I've got too much time on my hands. Like many audiophiles, I'm always trying to achieve that symbiotic system nirvana; the sound you remember from one place or another that you just can't seem to achieve again. I was thinking that several companies have introduced truly remarkable speakers in the last 30 years, but many of us are obsessed with the "newest thing."

Think of such speakers as the ugly but brilliant Yamaha NS-1000 monitors, the many Quad electrostatics, the AR-9, the original Von Schweikert VR-4. Some truly amazing speakers that you can find at a fraction of their original cost today.

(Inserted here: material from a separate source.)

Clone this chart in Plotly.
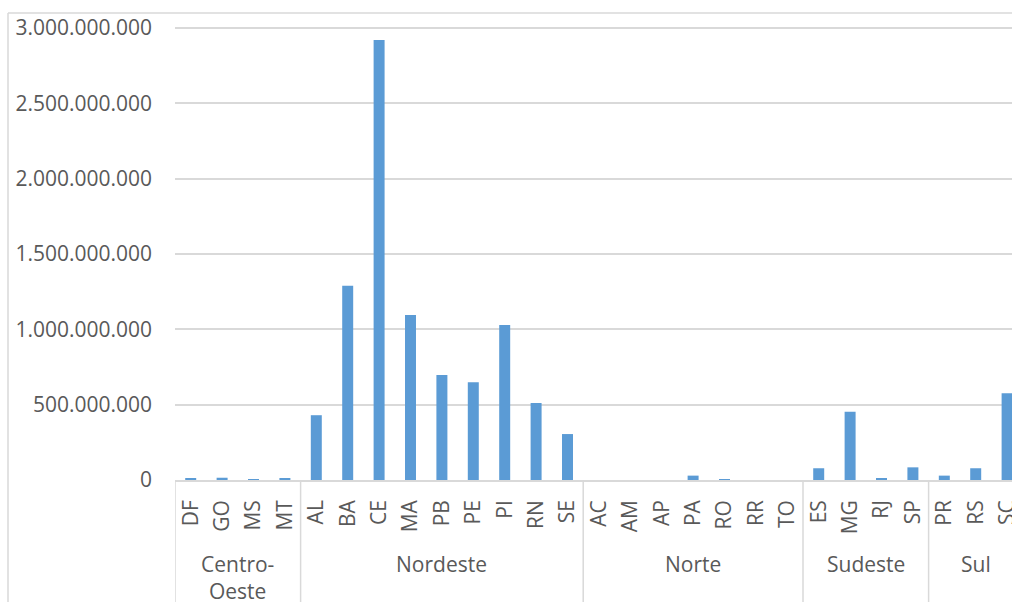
import plotly.graph_objects as go

# Regions and their states, in axis order
regions = ["Centro-Oeste", "Nordeste", "Norte", "Sudeste", "Sul"]
region_labels = ["Centro-<br>Oeste", "Nordeste", "Norte", "Sudeste", "Sul"]
states_by_region = [
    ["DF", "GO", "MS", "MT"],
    ["AL", "BA", "CE", "MA", "PB", "PE", "PI", "RN", "SE"],
    ["AC", "AM", "AP", "PA", "RO", "RR", "TO"],
    ["ES", "MG", "RJ", "SP"],
    ["PR", "RS", "SC"],
]
values_by_region = [
    [8e6, 15e6, 3e6, 10e6],
    [430e6, 1290e6, 2921e6, 1095e6, 697e6, 649e6, 1029e6, 511e6, 305e6],
    [0, 0, 0, 29e6, 6e6, 0, 0],
    [78e6, 453e6, 10e6, 84e6],
    [29e6, 78e6, 575e6],
]
y_ticks = [0, 500e6, 1000e6, 1500e6, 2000e6, 2500e6, 3000e6]

states = [s for grp in states_by_region for s in grp]
values = [v for grp in values_by_region for v in grp]

FONT = "Open Sans"
TXT = "#595959"
GRID = "#D9D9D9"

fig = go.Figure(
    go.Bar(
        x=states,
        y=values,
        marker=dict(color="#5B9BD5", line=dict(width=0)),
        hoverinfo="x+y",
    )
)

# plot area geometry (pixels)
W, H = 1012, 602
L, R, T, B = 175, 0, 20, 122
plot_w = W - L - R
plot_h = H - T - B
cat_px = 31.4
x_right = plot_w / cat_px - 0.5

shapes = []
# group dividers below the axis
bounds = [-0.5]
pos = -0.5
for grp in states_by_region:
    pos += len(grp)
    bounds.append(pos)
for b in bounds:
    if b < x_right:
        shapes.append(dict(type="line", xref="x", yref="paper",
                           x0=b, x1=b, y0=0, y1=-(B + 5) / plot_h,
                           line=dict(color=GRID, width=1.5)))

# chart frame (left and top edges)
fx = (8 - L) / plot_w
fy_top = (plot_h + T - 13) / plot_h
shapes.append(dict(type="line", xref="paper", yref="paper",
                   x0=fx, x1=1.05, y0=fy_top, y1=fy_top,
                   line=dict(color=GRID, width=1.5)))
shapes.append(dict(type="line", xref="paper", yref="paper",
                   x0=fx, x1=fx, y0=fy_top, y1=-(B + 5) / plot_h,
                   line=dict(color=GRID, width=1.5)))

# region labels centred on their groups
annotations = []
start = 0
for label, grp in zip(region_labels, states_by_region):
    centre = start + (len(grp) - 1) / 2
    start += len(grp)
    py = 577 if "<br>" in label else 564
    annotations.append(dict(
        x=centre, xref="x", y=(480 - py) / plot_h, yref="paper",
        text=label, showarrow=False, xanchor="center", yanchor="middle",
        align="center",
        font=dict(family=FONT, size=21, color=TXT),
    ))

fig.update_layout(
    width=W, height=H,
    margin=dict(l=L, r=R, t=T, b=B, pad=0, autoexpand=False),
    paper_bgcolor="white", plot_bgcolor="white",
    bargap=0.65,
    showlegend=False,
    separators=",.",
    shapes=shapes,
    annotations=annotations,
    xaxis=dict(
        type="category",
        range=[-0.5, x_right],
        automargin=False,
        tickangle=-90,
        tickfont=dict(family=FONT, size=21, color=TXT),
        showline=True, linecolor=GRID, linewidth=1.5,
        showgrid=False, ticks="",
        ticklabelstandoff=10,
    ),
    yaxis=dict(
        range=[0, plot_h / 150.67 * 1e9],
        automargin=False,
        tickvals=y_ticks,
        tickformat=",.0f",
        tickfont=dict(family=FONT, size=21, color=TXT),
        gridcolor=GRID, gridwidth=1.5,
        zeroline=False, showline=False, ticks="",
        ticklabelstandoff=22,
    ),
)

fig.write_html("out.html")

How do those of you with the more seasoned ears think a pair of, for example, Von Schweikert VR-4 would match up with most of today's under $10,000 speakers? Sometimes I think the Quads, VR-4 and NS-1000 knocked my socks off at the time more than most speakers introduced today. Do you think we are being seduced into buying the "newest thing" because of our audio bug vulnerability, or are today's speakers really any better??
klipschking
I think when you spend a large amount of money and time in putting up a modern audiophile system you end up listening differently. You're more likely to listen to how the system performs than listen to the music. It's not as clear cut, night and day as my words describe, but a matter of degrees on a continuum. Your expectations of vintage equipment can allow you to relax more and just enjoy the music.
Elizabeth FTW. All we are is memory.

I swear the most musical moment of my experience of recorded music I got from orange plastic sports headphones plugged into a sony walkman, tucked into the handlebar bag of my road bike, spinning a cassette I recorded from Bowie's new Scary Monsters album, Robert Fripp soaring between my ears about Teenage Wildlife.

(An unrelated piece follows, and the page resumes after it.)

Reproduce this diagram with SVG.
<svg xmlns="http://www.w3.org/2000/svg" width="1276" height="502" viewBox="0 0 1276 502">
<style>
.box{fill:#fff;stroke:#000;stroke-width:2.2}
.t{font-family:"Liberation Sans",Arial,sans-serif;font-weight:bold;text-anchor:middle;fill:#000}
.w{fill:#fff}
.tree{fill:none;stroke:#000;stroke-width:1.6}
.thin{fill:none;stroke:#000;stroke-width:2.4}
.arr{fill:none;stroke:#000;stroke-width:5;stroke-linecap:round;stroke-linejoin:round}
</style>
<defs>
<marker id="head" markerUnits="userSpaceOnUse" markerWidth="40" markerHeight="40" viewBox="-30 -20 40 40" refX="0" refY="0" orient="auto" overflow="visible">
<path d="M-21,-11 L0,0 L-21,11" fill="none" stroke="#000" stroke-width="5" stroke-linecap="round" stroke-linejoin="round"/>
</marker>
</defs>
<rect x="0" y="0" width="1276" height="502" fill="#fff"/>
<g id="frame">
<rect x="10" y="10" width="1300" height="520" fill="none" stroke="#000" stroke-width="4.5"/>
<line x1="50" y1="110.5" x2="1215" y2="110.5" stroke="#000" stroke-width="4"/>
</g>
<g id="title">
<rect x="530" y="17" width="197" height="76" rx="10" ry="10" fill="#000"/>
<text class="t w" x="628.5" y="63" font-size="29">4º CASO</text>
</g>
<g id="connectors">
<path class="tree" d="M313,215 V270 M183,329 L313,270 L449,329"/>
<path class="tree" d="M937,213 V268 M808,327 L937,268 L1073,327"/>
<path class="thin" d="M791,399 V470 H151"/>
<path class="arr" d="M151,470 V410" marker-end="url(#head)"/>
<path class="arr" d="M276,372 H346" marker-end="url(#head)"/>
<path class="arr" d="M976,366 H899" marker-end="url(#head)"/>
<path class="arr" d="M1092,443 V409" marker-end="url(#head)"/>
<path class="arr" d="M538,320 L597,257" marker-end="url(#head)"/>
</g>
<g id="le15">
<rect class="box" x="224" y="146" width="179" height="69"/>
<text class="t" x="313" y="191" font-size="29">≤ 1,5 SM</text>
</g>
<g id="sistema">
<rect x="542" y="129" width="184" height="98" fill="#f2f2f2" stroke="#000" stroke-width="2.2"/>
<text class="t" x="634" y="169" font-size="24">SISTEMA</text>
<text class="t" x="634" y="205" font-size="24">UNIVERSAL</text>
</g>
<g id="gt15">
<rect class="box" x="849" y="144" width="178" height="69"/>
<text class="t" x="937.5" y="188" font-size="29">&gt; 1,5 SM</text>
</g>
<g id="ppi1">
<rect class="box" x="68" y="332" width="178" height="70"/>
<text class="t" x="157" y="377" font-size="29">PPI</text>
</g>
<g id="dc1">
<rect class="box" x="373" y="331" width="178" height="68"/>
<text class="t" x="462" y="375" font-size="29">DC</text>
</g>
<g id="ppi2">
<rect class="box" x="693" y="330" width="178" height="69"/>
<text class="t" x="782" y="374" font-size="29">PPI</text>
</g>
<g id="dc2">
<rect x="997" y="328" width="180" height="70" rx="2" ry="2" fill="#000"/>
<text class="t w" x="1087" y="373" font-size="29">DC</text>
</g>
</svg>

I get close to that, sometimes, with all this new gear I'm messing with.
I dunno, Quad and VR4 in the same sentence ...... There was nothing Iconic about the VR4 IMO , Quads .. Yes !

regards,
I think the experience you report is fairly typical and fairly understandable, when you think about it. The first time a speaker blows us away (for whatever reason), it's probably a quantum leap over the dreck we were used to listening to. Then, as you stay in the hobby, you get used to listening to better and better gear and the new things you hear are more incremental than monumental improvements, more evolutionary than revolutionary to your ears.

That being said, a speaker like the Vandy 7, properly set up and with good source and amplification, still still make these jaded ears take notice.

And, no, I am not affiliated with Vandersteen, though I do own some of their speakers (though unfortunately not the 7s!).